--- Do this ---
Only the lines from the start of the data below through the line that contains "(1259,5) -- (1259,996);" are to be copied, exactly and without pictures.

[start of Available data]

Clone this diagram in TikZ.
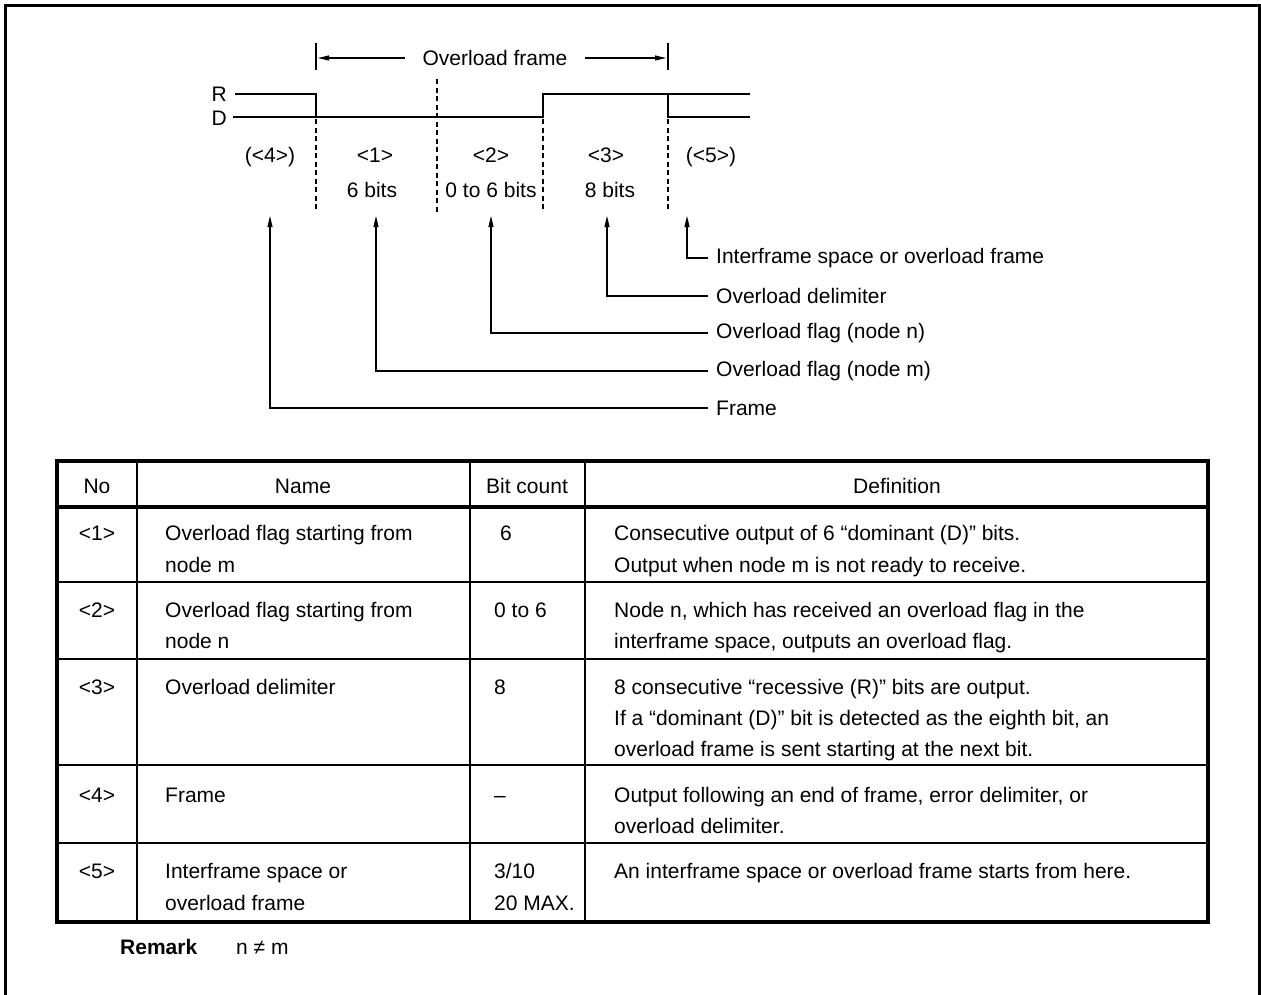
\documentclass[tikz,border=0pt]{standalone}
\usepackage{fontspec}
\setmainfont{Liberation Sans}
\usetikzlibrary{arrows.meta}
\begin{document}
\begin{tikzpicture}[x=1pt,y=-1pt,
  font=\fontsize{21}{25}\selectfont,
  lbl/.style={inner sep=0pt, anchor=base west},
  clbl/.style={inner sep=0pt, anchor=base},
  wave/.style={line width=2.6pt},
  guide/.style={line width=1.2pt, dash pattern=on 5pt off 3.5pt},
  bar/.style={line width=1.2pt},
  conn/.style={line width=1.1pt, -{Triangle[length=11pt,width=5pt]}},
  outer/.style={line width=3pt},
  tblout/.style={line width=3.6pt},
  tblin/.style={line width=2pt},
  callout/.style={inner ysep=0pt, inner xsep=8pt, anchor=west}]
\useasboundingbox (0,0) rectangle (1261,994);
% outer frame (open at the bottom)
\draw[outer] (5,996) -- (5,5) -- (1259,5) -- (1259,996);

% ---- Overload frame dimension ----
\draw[bar] (316,43) -- (316,70);
\draw[bar] (668,43) -- (668,70);
\node[inner ysep=0pt, inner xsep=17pt] (of) at (495,58) {Overload frame};
\coordinate (ofl) at (318,58);
\coordinate (ofr) at (666,58);
\draw[conn] (of.west) -- (ofl);
\draw[conn] (of.east) -- (ofr);

% ---- waveform ----
\node[inner sep=0pt, anchor=base east] (lR) at (227,101) {R};
\node[inner sep=0pt, anchor=base east] (lD) at (227,125) {D};
\draw[wave] (235,94) -- (316,94) -- (316,117) -- (543,117) -- (543,94) -- (750,94);
\draw[wave] (233,117) -- (316,117);
\draw[wave] (668,94) -- (668,117) -- (750,117);

% dashed guides
\draw[guide] (316,119) -- (316,212);
\draw[guide] (437,79) -- (437,212);
\draw[guide] (543,119) -- (543,212);
\draw[guide] (668,119) -- (668,212);

% field labels
\node[clbl] (f4) at (270,162) {(<4>)};
\node[clbl] (f1) at (375,162) {<1>};
\node[clbl] (f2) at (491,162) {<2>};
\node[clbl] (f3) at (606,162) {<3>};
\node[clbl] (f5) at (711,162) {(<5>)};
\node[clbl] (b1) at (372,197) {6 bits};
\node[clbl] (b2) at (491,197) {0 to 6 bits};
\node[clbl] (b3) at (610,197) {8 bits};

% callouts
\coordinate (t4) at (270,216);
\coordinate (t1) at (376,216);
\coordinate (t2) at (491,216);
\coordinate (t3) at (607,216);
\coordinate (t5) at (687,216);
\node[callout] (c5) at (708,258) {Interframe space or overload frame};
\node[callout] (c3) at (708,296) {Overload delimiter};
\node[callout] (c2) at (708,333) {Overload flag (node n)};
\node[callout] (c1) at (708,371) {Overload flag (node m)};
\node[callout] (c4) at (708,408) {Frame};
\draw[conn] (c5.west) -| (t5);
\draw[conn] (c3.west) -| (t3);
\draw[conn] (c2.west) -| (t2);
\draw[conn] (c1.west) -| (t1);
\draw[conn] (c4.west) -| (t4);

% ---- table ----
\draw[tblin] (137,461) -- (137,922);
\draw[tblin] (470,461) -- (470,922);
\draw[tblin] (585,461) -- (585,922);
\draw[tblin] (57,582) -- (1208,582);
\draw[tblin] (57,659) -- (1208,659);
\draw[tblin] (57,765) -- (1208,765);
\draw[tblin] (57,843) -- (1208,843);
\draw[tblout] (57,507) -- (1208,507);
\draw[tblout] (57,461) rectangle (1208,922);

% header
\node[clbl] (hNo) at (97,493.5) {No};
\node[clbl] (hName) at (303,493.5) {Name};
\node[clbl] (hBit) at (527,493.5) {Bit count};
\node[clbl] (hDef) at (897,493.5) {Definition};

% row 1
\node[clbl] (n1) at (97,540.5) {<1>};
\node[lbl] (m1a) at (165,540.5) {Overload flag starting from};
\node[lbl] (m1b) at (165,572.5) {node m};
\node[lbl] (k1) at (500,540.5) {6};
\node[lbl] (d1a) at (614,540.5) {Consecutive output of 6 “dominant (D)” bits.};
\node[lbl] (d1b) at (614,572.5) {Output when node m is not ready to receive.};
% row 2
\node[clbl] (n2) at (97,617.5) {<2>};
\node[lbl] (m2a) at (165,617.5) {Overload flag starting from};
\node[lbl] (m2b) at (165,648.5) {node n};
\node[lbl] (k2) at (494,617.5) {0 to 6};
\node[lbl] (d2a) at (614,617.5) {Node n, which has received an overload flag in the};
\node[lbl] (d2b) at (614,648.5) {interframe space, outputs an overload flag.};
% row 3
\node[clbl] (n3) at (97,694.5) {<3>};
\node[lbl] (m3a) at (165,694.5) {Overload delimiter};
\node[lbl] (k3) at (494,694.5) {8};
\node[lbl] (d3a) at (614,694.5) {8 consecutive “recessive (R)” bits are output.};
\node[lbl] (d3b) at (614,725.5) {If a “dominant (D)” bit is detected as the eighth bit, an};
\node[lbl] (d3c) at (614,756.5) {overload frame is sent starting at the next bit.};
% row 4
\node[clbl] (n4) at (97,802.5) {<4>};
\node[lbl] (m4a) at (165,802.5) {Frame};
\node[lbl] (k4) at (494,802.5) {–};
\node[lbl] (d4a) at (614,802.5) {Output following an end of frame, error delimiter, or};
\node[lbl] (d4b) at (614,833.5) {overload delimiter.};
% row 5
\node[clbl] (n5) at (97,878.5) {<5>};
\node[lbl] (m5a) at (165,878.5) {Interframe space or};
\node[lbl] (m5b) at (165,910.5) {overload frame};
\node[lbl] (k5a) at (494,878.5) {3/10};
\node[lbl] (k5b) at (494,910.5) {20 MAX.};
\node[lbl] (d5a) at (614,878.5) {An interframe space or overload frame starts from here.};

% remark
\node[lbl, font=\fontsize{21}{25}\selectfont\bfseries] (rem) at (120,954) {Remark};
\node[lbl] (remt) at (236,954) {n ≠ m};
\end{tikzpicture}
\end{document}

[end of Available data]

--- Task solution ---
Clone this diagram in TikZ.
\documentclass[tikz,border=0pt]{standalone}
\usepackage{fontspec}
\setmainfont{Liberation Sans}
\usetikzlibrary{arrows.meta}
\begin{document}
\begin{tikzpicture}[x=1pt,y=-1pt,
  font=\fontsize{21}{25}\selectfont,
  lbl/.style={inner sep=0pt, anchor=base west},
  clbl/.style={inner sep=0pt, anchor=base},
  wave/.style={line width=2.6pt},
  guide/.style={line width=1.2pt, dash pattern=on 5pt off 3.5pt},
  bar/.style={line width=1.2pt},
  conn/.style={line width=1.1pt, -{Triangle[length=11pt,width=5pt]}},
  outer/.style={line width=3pt},
  tblout/.style={line width=3.6pt},
  tblin/.style={line width=2pt},
  callout/.style={inner ysep=0pt, inner xsep=8pt, anchor=west}]
\useasboundingbox (0,0) rectangle (1261,994);
% outer frame (open at the bottom)
\draw[outer] (5,996) -- (5,5) -- (1259,5) -- (1259,996);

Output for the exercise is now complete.